═══ DATA SHOWN

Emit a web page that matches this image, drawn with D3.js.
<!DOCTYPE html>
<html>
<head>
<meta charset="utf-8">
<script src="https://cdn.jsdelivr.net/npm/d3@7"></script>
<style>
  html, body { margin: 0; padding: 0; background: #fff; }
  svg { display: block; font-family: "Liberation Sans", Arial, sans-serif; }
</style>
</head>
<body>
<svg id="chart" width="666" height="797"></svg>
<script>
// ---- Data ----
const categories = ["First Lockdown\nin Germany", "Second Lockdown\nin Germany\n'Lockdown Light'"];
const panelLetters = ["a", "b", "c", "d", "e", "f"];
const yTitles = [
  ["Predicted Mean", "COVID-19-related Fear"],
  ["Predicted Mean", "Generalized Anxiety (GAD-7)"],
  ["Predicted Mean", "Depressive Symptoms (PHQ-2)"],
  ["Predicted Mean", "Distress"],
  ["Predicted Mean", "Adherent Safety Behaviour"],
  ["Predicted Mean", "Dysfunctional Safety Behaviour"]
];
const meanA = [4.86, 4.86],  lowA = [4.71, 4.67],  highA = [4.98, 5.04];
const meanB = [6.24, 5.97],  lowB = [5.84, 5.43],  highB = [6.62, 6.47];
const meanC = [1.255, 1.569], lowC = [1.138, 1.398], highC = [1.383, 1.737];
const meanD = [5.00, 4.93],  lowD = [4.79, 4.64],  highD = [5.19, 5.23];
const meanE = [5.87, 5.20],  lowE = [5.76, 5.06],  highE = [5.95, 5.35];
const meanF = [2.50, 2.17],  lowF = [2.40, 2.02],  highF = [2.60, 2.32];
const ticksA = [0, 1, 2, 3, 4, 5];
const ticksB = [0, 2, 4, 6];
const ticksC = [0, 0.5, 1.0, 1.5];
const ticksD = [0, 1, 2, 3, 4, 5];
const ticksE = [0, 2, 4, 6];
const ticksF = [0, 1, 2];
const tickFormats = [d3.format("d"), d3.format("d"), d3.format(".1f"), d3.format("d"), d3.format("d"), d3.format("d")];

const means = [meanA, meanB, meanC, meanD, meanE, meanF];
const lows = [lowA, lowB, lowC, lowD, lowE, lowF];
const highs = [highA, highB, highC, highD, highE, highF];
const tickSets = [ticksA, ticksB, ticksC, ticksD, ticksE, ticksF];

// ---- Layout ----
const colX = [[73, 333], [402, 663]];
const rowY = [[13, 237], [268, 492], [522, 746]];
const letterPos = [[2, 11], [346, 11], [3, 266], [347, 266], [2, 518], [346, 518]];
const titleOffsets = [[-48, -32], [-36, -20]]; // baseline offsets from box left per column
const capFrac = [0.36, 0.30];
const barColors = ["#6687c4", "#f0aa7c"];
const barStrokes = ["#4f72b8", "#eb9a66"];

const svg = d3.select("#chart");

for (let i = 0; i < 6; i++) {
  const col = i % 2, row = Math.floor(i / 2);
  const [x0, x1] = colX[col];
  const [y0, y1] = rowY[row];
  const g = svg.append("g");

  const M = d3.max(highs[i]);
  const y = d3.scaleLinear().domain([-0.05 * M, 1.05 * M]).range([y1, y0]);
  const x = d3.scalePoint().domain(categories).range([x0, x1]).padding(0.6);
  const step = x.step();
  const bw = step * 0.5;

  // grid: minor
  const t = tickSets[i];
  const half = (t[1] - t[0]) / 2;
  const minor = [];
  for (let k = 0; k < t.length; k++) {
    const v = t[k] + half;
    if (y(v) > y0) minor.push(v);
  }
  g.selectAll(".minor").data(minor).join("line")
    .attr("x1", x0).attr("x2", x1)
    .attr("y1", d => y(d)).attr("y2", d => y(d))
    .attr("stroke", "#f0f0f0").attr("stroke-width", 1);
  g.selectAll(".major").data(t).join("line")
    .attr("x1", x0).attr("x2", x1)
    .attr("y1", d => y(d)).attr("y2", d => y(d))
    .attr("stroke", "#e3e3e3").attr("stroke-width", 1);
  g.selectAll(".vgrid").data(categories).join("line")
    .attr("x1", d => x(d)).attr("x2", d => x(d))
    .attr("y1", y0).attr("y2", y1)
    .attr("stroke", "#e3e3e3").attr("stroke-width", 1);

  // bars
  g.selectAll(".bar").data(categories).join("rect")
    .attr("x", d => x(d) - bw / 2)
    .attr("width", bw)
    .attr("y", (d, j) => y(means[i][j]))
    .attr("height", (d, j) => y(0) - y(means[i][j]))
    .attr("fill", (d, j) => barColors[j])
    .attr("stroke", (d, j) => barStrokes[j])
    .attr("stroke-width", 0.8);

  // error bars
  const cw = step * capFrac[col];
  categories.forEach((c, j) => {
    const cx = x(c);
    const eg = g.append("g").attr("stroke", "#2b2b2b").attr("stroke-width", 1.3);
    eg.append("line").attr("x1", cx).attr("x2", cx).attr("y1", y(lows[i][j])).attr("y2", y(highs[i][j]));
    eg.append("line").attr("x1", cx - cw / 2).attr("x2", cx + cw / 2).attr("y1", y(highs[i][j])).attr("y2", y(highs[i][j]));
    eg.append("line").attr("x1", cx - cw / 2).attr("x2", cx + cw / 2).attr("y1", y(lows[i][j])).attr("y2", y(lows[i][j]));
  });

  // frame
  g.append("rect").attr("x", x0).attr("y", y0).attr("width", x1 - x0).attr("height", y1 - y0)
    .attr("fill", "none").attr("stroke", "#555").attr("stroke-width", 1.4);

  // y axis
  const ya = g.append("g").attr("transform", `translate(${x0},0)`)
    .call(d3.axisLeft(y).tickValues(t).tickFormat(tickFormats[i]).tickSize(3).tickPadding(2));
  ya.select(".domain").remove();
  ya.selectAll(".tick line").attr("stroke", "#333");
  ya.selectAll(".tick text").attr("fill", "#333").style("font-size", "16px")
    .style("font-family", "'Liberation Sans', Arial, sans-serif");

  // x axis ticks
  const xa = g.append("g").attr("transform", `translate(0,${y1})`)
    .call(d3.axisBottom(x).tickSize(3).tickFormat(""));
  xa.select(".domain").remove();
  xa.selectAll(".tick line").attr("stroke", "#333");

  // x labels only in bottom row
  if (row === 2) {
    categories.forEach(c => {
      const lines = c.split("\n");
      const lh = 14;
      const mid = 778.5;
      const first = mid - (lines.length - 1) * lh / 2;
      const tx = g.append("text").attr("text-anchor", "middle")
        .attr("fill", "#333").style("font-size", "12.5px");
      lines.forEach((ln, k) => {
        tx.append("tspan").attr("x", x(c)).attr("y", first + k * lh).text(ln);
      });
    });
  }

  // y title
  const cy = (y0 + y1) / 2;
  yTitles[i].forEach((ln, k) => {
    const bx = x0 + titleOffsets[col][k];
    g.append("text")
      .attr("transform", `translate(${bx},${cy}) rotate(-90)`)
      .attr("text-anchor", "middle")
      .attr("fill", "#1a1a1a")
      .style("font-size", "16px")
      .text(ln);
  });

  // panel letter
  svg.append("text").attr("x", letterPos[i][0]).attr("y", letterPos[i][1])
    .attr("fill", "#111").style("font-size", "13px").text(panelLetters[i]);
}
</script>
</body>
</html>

══════

WRITTEN REQUEST
Output all of the material, please, exactly as it stands.

RIGHT ANSWER
Emit a web page that matches this image, drawn with D3.js.
<!DOCTYPE html>
<html>
<head>
<meta charset="utf-8">
<script src="https://cdn.jsdelivr.net/npm/d3@7"></script>
<style>
  html, body { margin: 0; padding: 0; background: #fff; }
  svg { display: block; font-family: "Liberation Sans", Arial, sans-serif; }
</style>
</head>
<body>
<svg id="chart" width="666" height="797"></svg>
<script>
// ---- Data ----
const categories = ["First Lockdown\nin Germany", "Second Lockdown\nin Germany\n'Lockdown Light'"];
const panelLetters = ["a", "b", "c", "d", "e", "f"];
const yTitles = [
  ["Predicted Mean", "COVID-19-related Fear"],
  ["Predicted Mean", "Generalized Anxiety (GAD-7)"],
  ["Predicted Mean", "Depressive Symptoms (PHQ-2)"],
  ["Predicted Mean", "Distress"],
  ["Predicted Mean", "Adherent Safety Behaviour"],
  ["Predicted Mean", "Dysfunctional Safety Behaviour"]
];
const meanA = [4.86, 4.86],  lowA = [4.71, 4.67],  highA = [4.98, 5.04];
const meanB = [6.24, 5.97],  lowB = [5.84, 5.43],  highB = [6.62, 6.47];
const meanC = [1.255, 1.569], lowC = [1.138, 1.398], highC = [1.383, 1.737];
const meanD = [5.00, 4.93],  lowD = [4.79, 4.64],  highD = [5.19, 5.23];
const meanE = [5.87, 5.20],  lowE = [5.76, 5.06],  highE = [5.95, 5.35];
const meanF = [2.50, 2.17],  lowF = [2.40, 2.02],  highF = [2.60, 2.32];
const ticksA = [0, 1, 2, 3, 4, 5];
const ticksB = [0, 2, 4, 6];
const ticksC = [0, 0.5, 1.0, 1.5];
const ticksD = [0, 1, 2, 3, 4, 5];
const ticksE = [0, 2, 4, 6];
const ticksF = [0, 1, 2];
const tickFormats = [d3.format("d"), d3.format("d"), d3.format(".1f"), d3.format("d"), d3.format("d"), d3.format("d")];

const means = [meanA, meanB, meanC, meanD, meanE, meanF];
const lows = [lowA, lowB, lowC, lowD, lowE, lowF];
const highs = [highA, highB, highC, highD, highE, highF];
const tickSets = [ticksA, ticksB, ticksC, ticksD, ticksE, ticksF];

// ---- Layout ----
const colX = [[73, 333], [402, 663]];
const rowY = [[13, 237], [268, 492], [522, 746]];
const letterPos = [[2, 11], [346, 11], [3, 266], [347, 266], [2, 518], [346, 518]];
const titleOffsets = [[-48, -32], [-36, -20]]; // baseline offsets from box left per column
const capFrac = [0.36, 0.30];
const barColors = ["#6687c4", "#f0aa7c"];
const barStrokes = ["#4f72b8", "#eb9a66"];

const svg = d3.select("#chart");

for (let i = 0; i < 6; i++) {
  const col = i % 2, row = Math.floor(i / 2);
  const [x0, x1] = colX[col];
  const [y0, y1] = rowY[row];
  const g = svg.append("g");

  const M = d3.max(highs[i]);
  const y = d3.scaleLinear().domain([-0.05 * M, 1.05 * M]).range([y1, y0]);
  const x = d3.scalePoint().domain(categories).range([x0, x1]).padding(0.6);
  const step = x.step();
  const bw = step * 0.5;

  // grid: minor
  const t = tickSets[i];
  const half = (t[1] - t[0]) / 2;
  const minor = [];
  for (let k = 0; k < t.length; k++) {
    const v = t[k] + half;
    if (y(v) > y0) minor.push(v);
  }
  g.selectAll(".minor").data(minor).join("line")
    .attr("x1", x0).attr("x2", x1)
    .attr("y1", d => y(d)).attr("y2", d => y(d))
    .attr("stroke", "#f0f0f0").attr("stroke-width", 1);
  g.selectAll(".major").data(t).join("line")
    .attr("x1", x0).attr("x2", x1)
    .attr("y1", d => y(d)).attr("y2", d => y(d))
    .attr("stroke", "#e3e3e3").attr("stroke-width", 1);
  g.selectAll(".vgrid").data(categories).join("line")
    .attr("x1", d => x(d)).attr("x2", d => x(d))
    .attr("y1", y0).attr("y2", y1)
    .attr("stroke", "#e3e3e3").attr("stroke-width", 1);

  // bars
  g.selectAll(".bar").data(categories).join("rect")
    .attr("x", d => x(d) - bw / 2)
    .attr("width", bw)
    .attr("y", (d, j) => y(means[i][j]))
    .attr("height", (d, j) => y(0) - y(means[i][j]))
    .attr("fill", (d, j) => barColors[j])
    .attr("stroke", (d, j) => barStrokes[j])
    .attr("stroke-width", 0.8);

  // error bars
  const cw = step * capFrac[col];
  categories.forEach((c, j) => {
    const cx = x(c);
    const eg = g.append("g").attr("stroke", "#2b2b2b").attr("stroke-width", 1.3);
    eg.append("line").attr("x1", cx).attr("x2", cx).attr("y1", y(lows[i][j])).attr("y2", y(highs[i][j]));
    eg.append("line").attr("x1", cx - cw / 2).attr("x2", cx + cw / 2).attr("y1", y(highs[i][j])).attr("y2", y(highs[i][j]));
    eg.append("line").attr("x1", cx - cw / 2).attr("x2", cx + cw / 2).attr("y1", y(lows[i][j])).attr("y2", y(lows[i][j]));
  });

  // frame
  g.append("rect").attr("x", x0).attr("y", y0).attr("width", x1 - x0).attr("height", y1 - y0)
    .attr("fill", "none").attr("stroke", "#555").attr("stroke-width", 1.4);

  // y axis
  const ya = g.append("g").attr("transform", `translate(${x0},0)`)
    .call(d3.axisLeft(y).tickValues(t).tickFormat(tickFormats[i]).tickSize(3).tickPadding(2));
  ya.select(".domain").remove();
  ya.selectAll(".tick line").attr("stroke", "#333");
  ya.selectAll(".tick text").attr("fill", "#333").style("font-size", "16px")
    .style("font-family", "'Liberation Sans', Arial, sans-serif");

  // x axis ticks
  const xa = g.append("g").attr("transform", `translate(0,${y1})`)
    .call(d3.axisBottom(x).tickSize(3).tickFormat(""));
  xa.select(".domain").remove();
  xa.selectAll(".tick line").attr("stroke", "#333");

  // x labels only in bottom row
  if (row === 2) {
    categories.forEach(c => {
      const lines = c.split("\n");
      const lh = 14;
      const mid = 778.5;
      const first = mid - (lines.length - 1) * lh / 2;
      const tx = g.append("text").attr("text-anchor", "middle")
        .attr("fill", "#333").style("font-size", "12.5px");
      lines.forEach((ln, k) => {
        tx.append("tspan").attr("x", x(c)).attr("y", first + k * lh).text(ln);
      });
    });
  }

  // y title
  const cy = (y0 + y1) / 2;
  yTitles[i].forEach((ln, k) => {
    const bx = x0 + titleOffsets[col][k];
    g.append("text")
      .attr("transform", `translate(${bx},${cy}) rotate(-90)`)
      .attr("text-anchor", "middle")
      .attr("fill", "#1a1a1a")
      .style("font-size", "16px")
      .text(ln);
  });

  // panel letter
  svg.append("text").attr("x", letterPos[i][0]).attr("y", letterPos[i][1])
    .attr("fill", "#111").style("font-size", "13px").text(panelLetters[i]);
}
</script>
</body>
</html>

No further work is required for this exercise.